O jogo depois do jogo: como preparar atletas para vencer fora da competição
O foco total no desempenho esportivo é essencial para vencer dentro das quadras, mas deixa pouco espaço para pensar no que vem depois
Publicado em 19 de novembro de 2024 às, 09h21.
Todo atleta sabe como conquistar vitórias, mas poucos sabem como planejar a vida após o esporte. Essa, talvez, seja a maior competição de suas carreiras. A rotina intensa de treinos e competições é a base do sucesso de qualquer atleta de alto rendimento. O foco total no desempenho esportivo é essencial, mas também deixa pouco espaço para pensar no que vem depois. E se há uma certeza nesse universo, é que, cedo ou tarde, a aposentadoria chega.
O grande problema é que a transição de carreira no esporte, muitas vezes, é marcada por desafios emocionais, físicos e financeiros. Um estudo da área da Medicina Esportiva revela que a maioria dos atletas deixa o esporte por motivos como idade (49,4%), novas prioridades na vida (43%) e problemas de saúde ou lesões (cerca de 16%). O fim da carreira traz sentimentos como tristeza, medo e, em alguns casos, depressão. Mais da metade relata dificuldade em se adaptar a uma nova rotina, e muitos enfrentam um estilo de vida sedentário e uma piora na saúde física.
Para muitos, o esporte não é apenas um trabalho, mas uma identidade. Ao “pendurar as chuteiras” ou abandonar as quadras, eles perdem uma parte central de quem são. Essa mudança abrupta gera um vazio difícil de preencher.
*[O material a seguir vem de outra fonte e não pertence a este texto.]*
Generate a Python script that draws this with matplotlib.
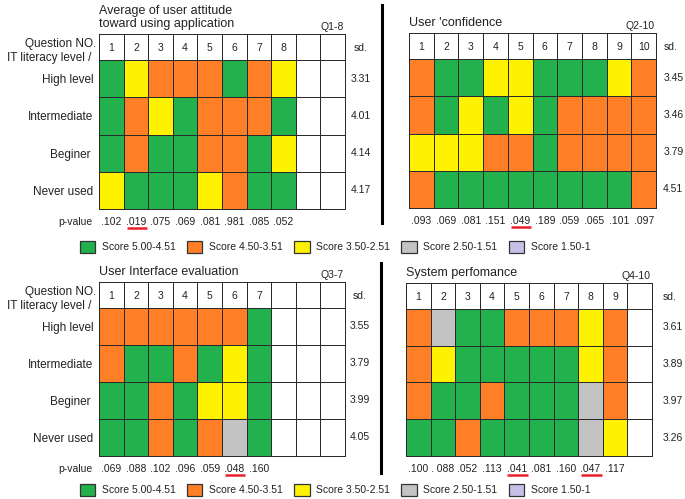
import matplotlib
matplotlib.use('Agg')
import matplotlib.pyplot as plt
import numpy as np
from matplotlib.colors import ListedColormap
from matplotlib.patches import Patch
from matplotlib.lines import Line2D

plt.rcParams['font.family'] = ['Liberation Sans', 'DejaVu Sans']

levels = ['High level', 'Intermediate', 'Beginer ', 'Never used']

# G 5.00-4.51, O 4.50-3.51, Y 3.50-2.51, S 2.50-1.51, L 1.50-1
q1_cells = ['GYOOOGOY', 'GOYGOOOG', 'GOGGOOGY', 'YGGGYOGG']
q1_sd = ['3.31', '4.01', '4.14', '4.17']
q1_p = ['.102', '.019', '.075', '.069', '.081', '.981', '.085', '.052']
q1_sig = [2]

q2_cells = ['OGGYYGGGYO', 'OGYGYGOOOO', 'YYYOOGOOOO', 'OGGGGGGGGO']
q2_sd = ['3.45', '3.46', '3.79', '4.51']
q2_p = ['.093', '.069', '.081', '.151', '.049', '.189', '.059', '.065', '.101', '.097']
q2_sig = [5]

q3_cells = ['OOOOOOG', 'OGGOGYG', 'GGOGYYG', 'GGOGOSG']
q3_sd = ['3.55', '3.79', '3.99', '4.05']
q3_p = ['.069', '.088', '.102', '.096', '.059', '.048', '.160']
q3_sig = [6]

q4_cells = ['OSGGOOOYO', 'OYGGGGGYO', 'OGGOGGGSO', 'GGOGGGGSY']
q4_sd = ['3.61', '3.89', '3.97', '3.26']
q4_p = ['.100', '. 088', '.052', '.113', '.041', '.081', '.160', '.047', '.117']
q4_sig = [5, 8]

band_codes = {'G': 1, 'O': 2, 'Y': 3, 'S': 4, 'L': 5}
band_colors = ['white', '#22b14c', '#ff7f27', '#fff200', '#c3c3c3', '#c8bfe7']
band_labels = ['Score 5.00-4.51', 'Score 4.50-3.51', 'Score 3.50-2.51',
               'Score 2.50-1.51', 'Score 1.50-1']

cmap = ListedColormap(band_colors)
txt = '#222222'
NCOL = 10

fig = plt.figure(figsize=(6.85, 4.99), dpi=100)


def panel(rect, title, qlabel, cells, sd, pvals, sig, left=False, sd_x=(0.6, 0.6)):
    ax = fig.add_axes(rect)
    grid = np.zeros((5, NCOL))
    for r, row in enumerate(cells):
        for c, ch in enumerate(row):
            grid[r + 1, c] = band_codes[ch]
    yedges = [0, 0.7, 1.7, 2.7, 3.7, 4.7]
    mesh = ax.pcolormesh(np.arange(NCOL + 1), yedges, grid, cmap=cmap,
                         vmin=-0.5, vmax=5.5, edgecolors='#2a2a2a', linewidth=0.7)
    mesh.set_clip_on(False)
    ax.set_xlim(0, NCOL)
    ax.set_ylim(4.7, 0)
    ax.axis('off')

    for c in range(len(cells[0])):
        ax.text(c + 0.5, 0.38, str(c + 1), ha='center', va='center', fontsize=7.5, color=txt)
    ax.text(NCOL + sd_x[0], 0.38, 'sd.', ha='center', va='center', fontsize=7.5, color=txt)
    for r, v in enumerate(sd):
        ax.text(NCOL + sd_x[1], r + 1.2, v, ha='center', va='center', fontsize=7.5, color=txt)
    for c, p in enumerate(pvals):
        ax.text(c + 0.5, 5.05, p, ha='center', va='center', fontsize=7.5, color=txt)
    for c in sig:
        ax.plot([c - 1 + 0.12, c - 1 + 0.95], [5.22, 5.22], color='#e8202a', lw=1.8,
                clip_on=False, solid_capstyle='butt')

    ax.text(0, -0.2, title, ha='left', va='baseline', fontsize=9, color=txt,
            linespacing=1.1)
    ax.text(9.95, -0.1, qlabel, ha='right', va='baseline', fontsize=7.5, color=txt)

    if left:
        ax.text(-0.1, 0.28, 'Question NO.', ha='right', va='center', fontsize=8.5, color=txt)
        ax.text(-0.3, 0.65, 'IT literacy level /', ha='right', va='center', fontsize=8.5, color=txt)
        for r, lab in enumerate(levels):
            ax.text(-0.22, r + 1.24, lab, ha='right', va='center', fontsize=8.5, color=txt)
        ax.text(-0.28, 5.05, 'p-value', ha='right', va='center', fontsize=7.5, color=txt)
    return ax


panel([99 / 685, 1 - 209 / 499, 246 / 685, 175 / 499],
      'Average of user attitude\ntoward using application', 'Q1-8',
      q1_cells, q1_sd, q1_p, q1_sig, left=True, sd_x=(0.65, 0.65))
panel([409 / 685, 1 - 208 / 499, 247 / 685, 175 / 499],
      "User 'confidence", 'Q2-10', q2_cells, q2_sd, q2_p, q2_sig, sd_x=(0.6, 0.7))
panel([99 / 685, 1 - 456 / 499, 246 / 685, 174 / 499],
      'User Interface evaluation', 'Q3-7', q3_cells, q3_sd, q3_p, q3_sig, left=True)
panel([406 / 685, 1 - 456 / 499, 246 / 685, 173 / 499],
      'System perfomance', 'Q4-10', q4_cells, q4_sd, q4_p, q4_sig, sd_x=(0.7, 0.85))

# separators
fig.add_artist(Line2D([382 / 685] * 2, [1 - 5 / 499, 1 - 223 / 499], color='black', lw=2.2))
fig.add_artist(Line2D([381 / 685] * 2, [1 - 263 / 499, 1 - 473 / 499], color='black', lw=2.2))

handles = [Patch(facecolor=col, edgecolor='#333333', linewidth=0.9) for col in band_colors[1:]]
for yc in (247, 490):
    fig.legend(handles, band_labels, loc='center', bbox_to_anchor=(335 / 685, 1 - yc / 499),
               ncol=5, frameon=False, fontsize=7.5, handlelength=1.5, handleheight=1.4,
               handletextpad=0.6, columnspacing=1.1, labelcolor=txt, borderpad=0)

fig.savefig('out.png', dpi=100)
E, ao contrário do que se imagina, poucos esportes oferecem contratos que garantam estabilidade econômica no longo prazo. Sem planejamento financeiro, a aposentadoria pode ser uma fonte de ansiedade, ao invés de descanso.
Mas será que precisa ser assim? A aposentadoria não precisa ser o fim do jogo. Com o planejamento certo, pode se tornar o início de um novo capítulo igualmente impactante. E isso começa enquanto o atleta ainda está em atividade.
O primeiro passo é mapear habilidades, experiências e interesses que possam ser aplicados fora do esporte. Muitas das competências que fazem de um atleta um campeão — resiliência, trabalho em equipe, foco sob pressão — são extremamente valorizadas em outras áreas. Exemplos não faltam. Bernardinho, com oito Olimpíadas no currículo, construiu uma carreira como treinador, empreendedor e palestrante. Michael Jordan transformou sua marca em parceria com a Nike em um dos maiores cases de sucesso no mercado esportivo. Venus Williams levou a disciplina das quadras para o empreendedorismo, com negócios em design e moda. David Beckham se tornou dono de um clube e ícone global, unindo esporte e entretenimento.
Essas transições bem-sucedidas mostram que é possível ressignificar a carreira e aproveitar o legado construído no esporte. No entanto, a maioria dos atletas não consegue fazer essa transição sozinha. Por isso, as organizações esportivas têm um papel fundamental. Elas precisam ir além do desempenho em campo e investir no desenvolvimento de seus atletas para a vida.
Algumas iniciativas já se destacam. A Federação Alemã de Futebol, por exemplo, oferece programas de licenciamento para jogadores que desejam se tornar treinadores, facilitando uma continuidade quase natural dentro do esporte. Apesar disso, muitas entidades ainda não abordam o tema da aposentadoria, por medo de que isso distraia os atletas ou crie insegurança. Essa visão precisa mudar. A preparação para a aposentadoria deve ser integrada ao dia a dia, com suporte psicológico, planejamento financeiro e incentivos para carreiras duplas. Quanto mais cedo o atleta começar a pensar no futuro, mais suave será a transição.
A transição de carreira não é apenas uma questão prática, mas uma oportunidade de criar um legado. Com planejamento, apoio familiar e programas estruturados, o pós-carreira pode ser um período de realizações tão grandioso quanto os anos de competição.
O jogo depois do jogo começa com um plano. Cabe a atletas, organizações e suas redes de apoio jogarem juntos para garantir que a aposentadoria seja um ponto de partida — e não o fim da linha.